In the Premier League, United were dreadful at relegation-threatened Crystal Palace and went 2-0 down before scoring three times to win the game in a dramatic late finish which echoed the spirit of Alex Ferguson’s finest sides. United did the same at Manchester City last month. From 2-0 down to 3-2 up. It is baffling that a side has the quality to do that against the runaway league leaders – and then lose to the three promoted sides and bottom-of-the-table West Bromwich Albion.
Sometimes, United leave it too late – as against Sevilla in the Uefa Champions League last 16 where they only started playing 160 minutes into 180 minutes of the tie after going behind. That remains the low point of a frustrating season.
When Eden Hazard’s penalty gave Chelsea the lead after 21 minutes in Saturday's final it wasn't until the second half that Jose Mourinho’s men registered a first shot at the well guarded Chelsea goal. David de Gea had attempted more passes than Alexis Sanchez in the first half.
United have so much attacking talent and yet so little attacking threat. They struggled to break down a Chelsea side who were adept at keeping United away from their area. Mourinho felt that the absence of Romelu Lukaku and Marouanne Fellaini made the Blues' task easier on a warm and sunny London afternoon. Mourinho had won 12 of his 14 cup finals, but his side couldn’t come from behind against his former team.
What is also baffling is that when United start on the front foot and go ahead, they almost always win. In 38 league games this season, United only failed to win twice after taking the lead – at Stoke City and Leicester City. United’s best sides were often attacking from the first whistle, not this one though.
The cup final defeat and United’s performances since winning April’s Manchester derby should not cloud United’s entire season. Mourinho’s team picked up an impressive 81 points and a second-place finish. There have been wins against champions City, Liverpool, Chelsea, Spurs and Arsenal. It’s the best United side since Ferguson left in 2013, but it’s not yet a great United side. The style of football seldom enthrals.
The gap in class between United and the best was shown in the first competitive game of the season against Real Madrid in Skopje. Such is football, that Madrid team could end up losing to a Liverpool side who were well beaten by United in their most recent league meeting in Saturday’s Champions League final.
That will do nothing for the mood among United fans, who are already frustrated that Manchester City’s greatest ever side won the league by 19 points and that Liverpool are going to Kiev with a chance of winning a sixth European Cup. Plenty of United fans were singing "Viva Ronaldo" on Saturday in the hope that their former player can beat Liverpool. It’s slightly desperate, but United are slightly desperate. And it was a desperate end to a season as Chelsea, for the second time in 11 years, beat United 1-0 in an FA Cup final at Wembley. Both of those games were dull.

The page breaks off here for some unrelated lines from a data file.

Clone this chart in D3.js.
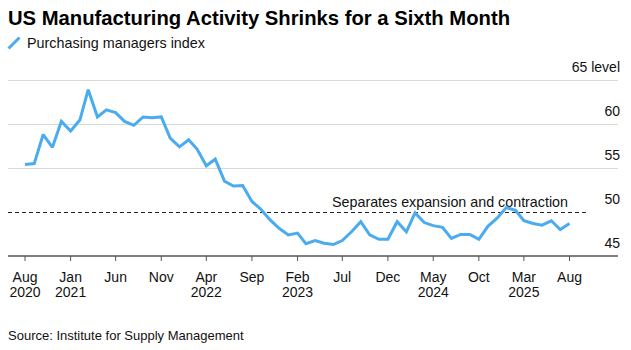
<!DOCTYPE html>
<html><head><meta charset="utf-8">
<script src="https://cdn.jsdelivr.net/npm/d3@7"></script>
<style>
html,body{margin:0;padding:0;background:#fff;}
svg{display:block;font-family:"Liberation Sans",Arial,sans-serif;}
</style></head>
<body><svg id="c" width="631" height="350"></svg>
<script>
const title = "US Manufacturing Activity Shrinks for a Sixth Month";
const seriesName = "Purchasing managers index";
const source = "Source: Institute for Supply Management";
const annotation = "Separates expansion and contraction";
const startMonth = "2020-08";
const pmi = [
  55.4, 55.5, 58.8, 57.35, 60.3,
  59.2, 60.45, 63.9, 60.8, 61.6, 61.3, 60.3, 59.85, 60.8, 60.7, 60.8, 58.4,
  57.4, 58.2, 57.15, 55.25, 56.0, 53.5, 52.95, 53.0, 51.2, 50.3, 49.1, 48.15,
  47.4, 47.6, 46.4, 46.75, 46.45, 46.3, 46.75, 47.75, 48.9, 47.4, 46.9, 46.9,
  48.9, 47.75, 49.9, 48.8, 48.45, 48.25, 47.0, 47.45, 47.45, 46.9, 48.4, 49.3,
  50.5, 50.2, 49.0, 48.7, 48.5, 49.0, 48.0, 48.7
];
const yTicks = [45, 50, 55, 60, 65];
const gridValues = [55, 60, 65];
const threshold = 50;
const xTickStep = 5;

const parse = d3.utcParse("%Y-%m");
const t0 = parse(startMonth);
const data = pmi.map((v, i) => ({date: d3.utcMonth.offset(t0, i), value: v}));

const svg = d3.select("#c");
const x = d3.scaleUtc().domain([data[0].date, data[data.length-1].date]).range([25, 569.5]);
const y = d3.scaleLinear().domain([45, 65]).range([256, 80]);
const left = 8, right = 618;
const lineColor = "#4aabee";

// title
svg.append("text").attr("x", 8).attr("y", 25)
  .attr("font-size", 21).attr("font-weight", 700).attr("fill", "#000")
  .attr("textLength", 502).attr("lengthAdjust", "spacingAndGlyphs").text(title);

// legend
svg.append("line").attr("x1", 8.5).attr("y1", 48.5).attr("x2", 19.5).attr("y2", 37.5)
  .attr("stroke", lineColor).attr("stroke-width", 3);
svg.append("text").attr("x", 27).attr("y", 48).attr("font-size", 14.3).attr("fill", "#111")
  .attr("textLength", 178).attr("lengthAdjust", "spacingAndGlyphs").text(seriesName);

// gridlines
svg.append("g").selectAll("line").data(gridValues).join("line")
  .attr("x1", left).attr("x2", right).attr("y1", d => y(d)+0.5).attr("y2", d => y(d)+0.5)
  .attr("stroke", "#d9d9d9").attr("stroke-width", 1);

// y labels
svg.append("g").selectAll("text").data(yTicks).join("text")
  .attr("x", 620).attr("y", d => y(d) - 8).attr("text-anchor", "end")
  .attr("font-size", 14).attr("fill", "#111")
  .text(d => d === 65 ? "65 level" : d);

// threshold dashed line
svg.append("line").attr("x1", left).attr("x2", 588).attr("y1", y(threshold)+0.5).attr("y2", y(threshold)+0.5)
  .attr("stroke", "#222").attr("stroke-width", 1).attr("stroke-dasharray", "4,3");
svg.append("text").attr("x", 332).attr("y", 207).attr("font-size", 14.3).attr("fill", "#111")
  .attr("textLength", 236).attr("lengthAdjust", "spacingAndGlyphs").text(annotation);

// x axis
const tickDates = d3.range(0, pmi.length, xTickStep).map(i => data[i].date);
const ax = svg.append("g").attr("transform", `translate(0,${y(45)})`);
ax.append("line").attr("x1", left).attr("x2", right).attr("y1", 0).attr("y2", 0)
  .attr("stroke", "#555").attr("stroke-width", 1.5);
const fmtM = d3.utcFormat("%b"), fmtY = d3.utcFormat("%Y");
let lastYear = null;
tickDates.forEach(d => {
  const g = ax.append("g").attr("transform", `translate(${x(d)},0)`);
  g.append("line").attr("y1", 0).attr("y2", 5).attr("stroke", "#555").attr("stroke-width", 1);
  g.append("text").attr("y", 26).attr("text-anchor", "middle").attr("font-size", 14).attr("fill", "#111").text(fmtM(d));
  const yr = fmtY(d);
  if (yr !== lastYear) {
    g.append("text").attr("y", 41).attr("text-anchor", "middle").attr("font-size", 14).attr("fill", "#111").text(yr);
    lastYear = yr;
  }
});

// line
svg.append("path").datum(data)
  .attr("fill", "none").attr("stroke", lineColor).attr("stroke-width", 3)
  .attr("stroke-linejoin", "miter").attr("stroke-miterlimit", 2)
  .attr("d", d3.line().x(d => x(d.date)).y(d => y(d.value)));

// source
svg.append("text").attr("x", 8).attr("y", 340).attr("font-size", 13).attr("fill", "#111").text(source);
</script></body></html>
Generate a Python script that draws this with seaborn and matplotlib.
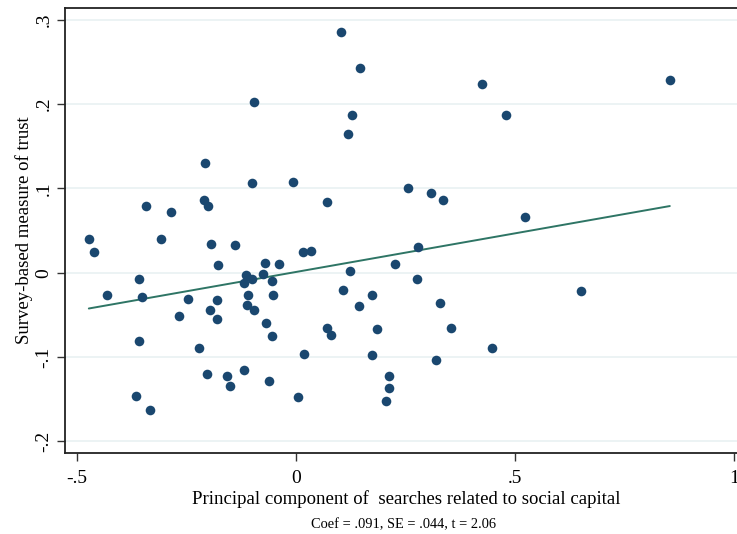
import numpy as np
import pandas as pd
import matplotlib
matplotlib.use("Agg")
import matplotlib.pyplot as plt
import seaborn as sns

# principal component of searches related to social capital
pc_search = [0.103, 0.146, -0.095, 0.129, 0.119, -0.207, -0.101, -0.006, -0.210, -0.200,
             -0.342, -0.286, 0.070, -0.473, -0.461, -0.307, -0.194, -0.138, 0.017, 0.035,
             -0.177, -0.071, -0.038, 0.424, 0.854, 0.480, 0.256, 0.308, 0.335, 0.523,
             0.279, 0.226, -0.432, -0.358, -0.352, -0.358, -0.366, -0.333, -0.266, -0.247,
             -0.221, -0.204, -0.197, -0.180, -0.180, -0.158, -0.151, -0.118, -0.114, -0.118,
             -0.100, -0.109, -0.112, -0.095, -0.075, -0.055, -0.052, -0.068, -0.055, -0.062,
             0.005, 0.018, 0.071, 0.080, 0.107, 0.123, 0.143, 0.276, 0.173, 0.328,
             0.652, 0.186, 0.355, 0.173, 0.319, 0.447, 0.213, 0.213, 0.206]
# survey-based measure of trust
trust = [0.286, 0.243, 0.203, 0.187, 0.165, 0.130, 0.107, 0.108, 0.086, 0.079,
         0.079, 0.072, 0.084, 0.040, 0.025, 0.040, 0.034, 0.033, 0.025, 0.026,
         0.009, 0.012, 0.010, 0.224, 0.229, 0.187, 0.100, 0.095, 0.086, 0.066,
         0.031, 0.010, -0.027, -0.007, -0.029, -0.081, -0.146, -0.163, -0.051, -0.031,
         -0.089, -0.120, -0.044, -0.032, -0.055, -0.123, -0.134, -0.115, -0.003, -0.012,
         -0.008, -0.027, -0.038, -0.044, -0.002, -0.010, -0.027, -0.060, -0.075, -0.128,
         -0.147, -0.096, -0.065, -0.074, -0.020, 0.002, -0.039, -0.007, -0.026, -0.036,
         -0.022, -0.067, -0.065, -0.098, -0.103, -0.089, -0.123, -0.137, -0.152]

xticks = [-0.5, 0, 0.5, 1]
xticklabels = ["-.5", "0", ".5", "1"]
yticks = [-0.2, -0.1, 0, 0.1, 0.2, 0.3]
yticklabels = ["-.2", "-.1", "0", ".1", ".2", ".3"]

df = pd.DataFrame({"pc": pc_search, "trust": trust})

sns.set_style("white")
plt.rcParams["font.family"] = ["Liberation Serif", "DejaVu Serif"]
plt.rcParams.update({"text.color": "black", "axes.labelcolor": "black",
                     "xtick.color": "black", "ytick.color": "black"})

fig = plt.figure(figsize=(7.37, 5.34), dpi=100)
ax = fig.add_axes([0.0882, 0.1511, 0.925, 0.8345])

sns.scatterplot(data=df, x="pc", y="trust", ax=ax, color="#1a476f",
                s=48, linewidth=0, zorder=3)
sns.regplot(data=df, x="pc", y="trust", ax=ax, scatter=False, ci=None,
            color="#2e7565", line_kws={"linewidth": 1.4}, truncate=True)

ax.set_xlim(-0.5274, 1.0297)
ax.set_ylim(-0.2142, 0.3144)
ax.set_xticks(xticks)
ax.set_xticklabels(xticklabels)
ax.set_yticks(yticks)
ax.set_yticklabels(yticklabels, rotation=90, va="center")
ax.tick_params(axis="both", direction="out", length=6, width=1,
               color="#333333", labelsize=14, bottom=True, left=True)
ax.tick_params(axis="x", pad=6)
ax.tick_params(axis="y", pad=3)

for y in yticks:
    ax.axhline(y, color="#eaf2f3", linewidth=1.3, zorder=0)

for side in ["left", "bottom", "top"]:
    ax.spines[side].set_color("#222222")
    ax.spines[side].set_linewidth(1.3)
ax.spines["right"].set_visible(False)

ax.set_xlabel("Principal component of  searches related to social capital",
              fontsize=13.5, labelpad=2)
ax.set_ylabel("Survey-based measure of trust", fontsize=13.5, labelpad=2)

fig.text(0.548, 0.011, "Coef = .091, SE = .044, t = 2.06", ha="center",
         va="baseline", fontsize=10.4)

fig.savefig("out.png", dpi=100)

United won the league and the Champions League a year after that 2007 game – against Chelsea in Moscow a decade ago on Monday – but few can see United as European champions in a year’s time.
Then again, few could see United as domestic double winners a year after they last finished second in the league and lost the FA Cup final, in 1995. Fortunes can change quickly in football, but even such a monumental change seems unlikely right now as fans fail to see through the fog of despondency after Saturday’s defeat.
Football lends itself to disappointment. And there’s a lot of disappointment around Manchester United right now.